Im Netz regen sich Zehntausende zügellos auf. Der Grund des Aufruhrs: Im Zoo von Cincinnati ist ein 4-jähriger Junge in die Affengrube gefallen. Aus Angst, das Kind könnte sterben, wurde der Affe vom Sicherheitsdienst erschossen.
Auf Twitter und Facebook suchen Menschen nun nach dem Schuldigen: Sie erzürnen sich über Tierhaltung im Zoo von Cincinnati oder die «Rabenmutter», die ihr Kind nicht gut beaufsichtigt habe. Geballte Ladungen von Zorn werden emotional geladen ins Netz geschossen – der gute Ton bleibt in vielen Fällen auf der Strecke.
Am digitalen Pranger
Auf der Facebook Seite «Justice for Harambe» fordern mittlerweile 130‘000 Menschen, dass Zoowärter und Mutter zur Verantwortung gezogen werden. Viele spielen sich regelrecht als Richter auf: ein leichtes Spiel, müssen sie für ihre Kommentare – sind sie auch noch so gehässig – keine Verantwortung tragen.
Es ist nicht der erste Shitstorm,der wegen einer Tier-Tötung entsteht. Bereits in den vergangenen Jahren wurde auf ähnliche Vorfälle heftig reagiert.
1. Cecil, der Löwe
Auf einem Jagdausflug tötete der Zahnarzt William Palmer den Löwen Cecil. Das Tier war illegal aus dem Reservat gelockt, mit einem Pfeil verwundet und erst 40 Stunden später getötet worden. Der qualvolle Tod sorgte im Netz für grosse Entrüstung: Palmer und seine Familie wurden auf sozialen Medien unter den Hastags #cecilthelion und #catlivesmatter beschimpft und gar mit dem Tod bedroht. Auf Yelp und ähnlichen Seiten wurde versucht, der Karriere des Arztes mit schlechten Kritiken zu ruinieren.

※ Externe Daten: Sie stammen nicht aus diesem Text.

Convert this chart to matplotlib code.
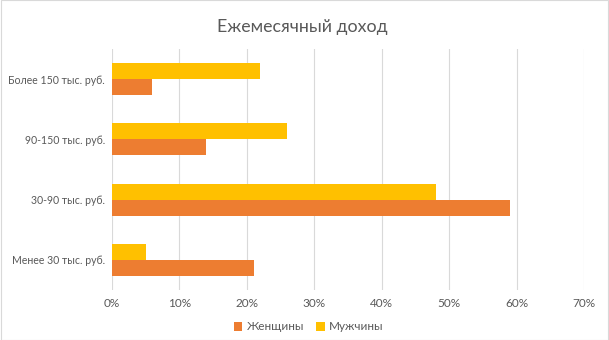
import matplotlib
matplotlib.use("Agg")
import matplotlib.pyplot as plt
import numpy as np
from matplotlib.patches import Rectangle

categories = ["Менее 30 тыс. руб.", "30-90 тыс. руб.", "90-150 тыс. руб.", "Более 150 тыс. руб."]
women = [21, 59, 14, 6]
men = [5, 48, 26, 22]
xticks = [0, 10, 20, 30, 40, 50, 60, 70]

plt.rcParams['font.family'] = ['Lato', 'DejaVu Sans']
txt = '#595959'

fig = plt.figure(figsize=(6.09, 3.4), dpi=100)
ax = fig.add_axes([112/609, 1-290/340, (584-112)/609, (290-49)/340])

y = np.arange(len(categories))
h = 0.265
ax.barh(y - h/2, women, height=h, color='#ED7D31', label='Женщины', zorder=3)
ax.barh(y + h/2, men, height=h, color='#FFC000', label='Мужчины', zorder=3)

ax.set_xlim(0, 70)
ax.set_ylim(-0.5, 3.5)
ax.set_xticks(xticks)
ax.set_xticklabels([f"{v}%" for v in xticks])
ax.set_yticks(y)
ax.set_yticklabels(categories)
ax.tick_params(axis='both', length=0, colors=txt)
ax.tick_params(axis='x', pad=6, labelsize=8.5)
ax.tick_params(axis='y', pad=5, labelsize=7.6)
ax.grid(axis='x', color='#D9D9D9', linewidth=0.8, zorder=0)
for s in ax.spines.values():
    s.set_visible(False)

fig.suptitle("Ежемесячный доход", x=302/609, y=1-27/340, va='center', fontsize=12.8, color=txt)

leg = fig.legend(loc='center', bbox_to_anchor=(309/609, 1-327/340), ncol=2, frameon=False,
                 fontsize=8.5, handlelength=0.7, handleheight=0.7, handletextpad=0.4, columnspacing=1.0)
for t in leg.get_texts():
    t.set_color(txt)

fig.patches.append(Rectangle((0.001, 0.001), 0.998, 0.998, transform=fig.transFigure,
                             fill=False, edgecolor='#D9D9D9', linewidth=0.8))

fig.savefig("out.png", dpi=100)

Vor seiner Praxis protestierten Menschen mit Plakaten mit Aufrschriften wie «Rot in Hell» (Schmore in der Hölle). Palmer musste untertauchen und seine Praxis schliessen. Ein brutales Beispiel, das zeigt: Wenn Menschen im Internet Gerechtigkeit ausüben, werden sie manchmal zu Biestern.
2. Marius, die Giraffe
Weil Marius nicht in den Zuchtplan des Kopenhagener Zoos passte, musste die junge gesunde Giraffe sterben. Um, so der Zoo, auch einen «pädagogischen Effekt zu erzielen», wurde das Tier öffentlich mit einem Bolzenschuss getötet, vor den Augen zahlreicher Besucher – auch Kindern – seziert und an die Raubtiere verfüttert. Eine Online-Petition mit 62‘000 Unterschriften und eine Facebook-Seite mit 22‘000 Followern hatte zuvor versucht, den Tod der Giraffe zu verhindern. Nach der Schlachtung wurde der Zoodirektor in über 1500 Mails und SMS beschimpft und gar des Mordes bedroht. Der Zoodirektor sowie der Zoowärter wurden unter dem Hashtag #marius, Link öffnet in einem neuen Fensterim Browser öffnen und #mariusgate an den digitalen Pranger gebracht. Die Reaktionen auf sozialen Medien zeigen: Sobald es um niedliche Tiere geht, werden User besonders emotional. Fakten spielen eine untergeordnete Rolle.
3. Der Bär Finn vom Bärengraben
Auch ein Fall in der Schweiz sorgte für heftige Reaktionen: Ein geistig behinderter Mann sprang 2009 in den Bärengraben, weil eine Papiertüte mit dem Foto seiner Freundin in den Graben fiel. Der 25-Jährige erlitt schwere Verletzungen, der Bär wurde angeschossen. Beide überlebten. Obwohl der junge Mann geistig behindert war, bekam er vor Tierschützern Morddrohungen. Zusammen mit seiner Familie musste er für eine Weile untertauchen.
Diese Fälle – obwohl sie alle unterschiedlich sind – zeigen: Wenn Tiere zu Schaden kommen, zeigen sich Menschen von ihrer emotionalen, oft grausamen Seite. Vor allem im Netz sind die Reaktionen sehr heftig – wohl auch, weil das Netz die Kritik leichter macht: Denn mit wenigen Klicks oder kurzen Kommentaren können «Schuldige» an den digitalen Pranger gestellt und Massen mobilisiert werden.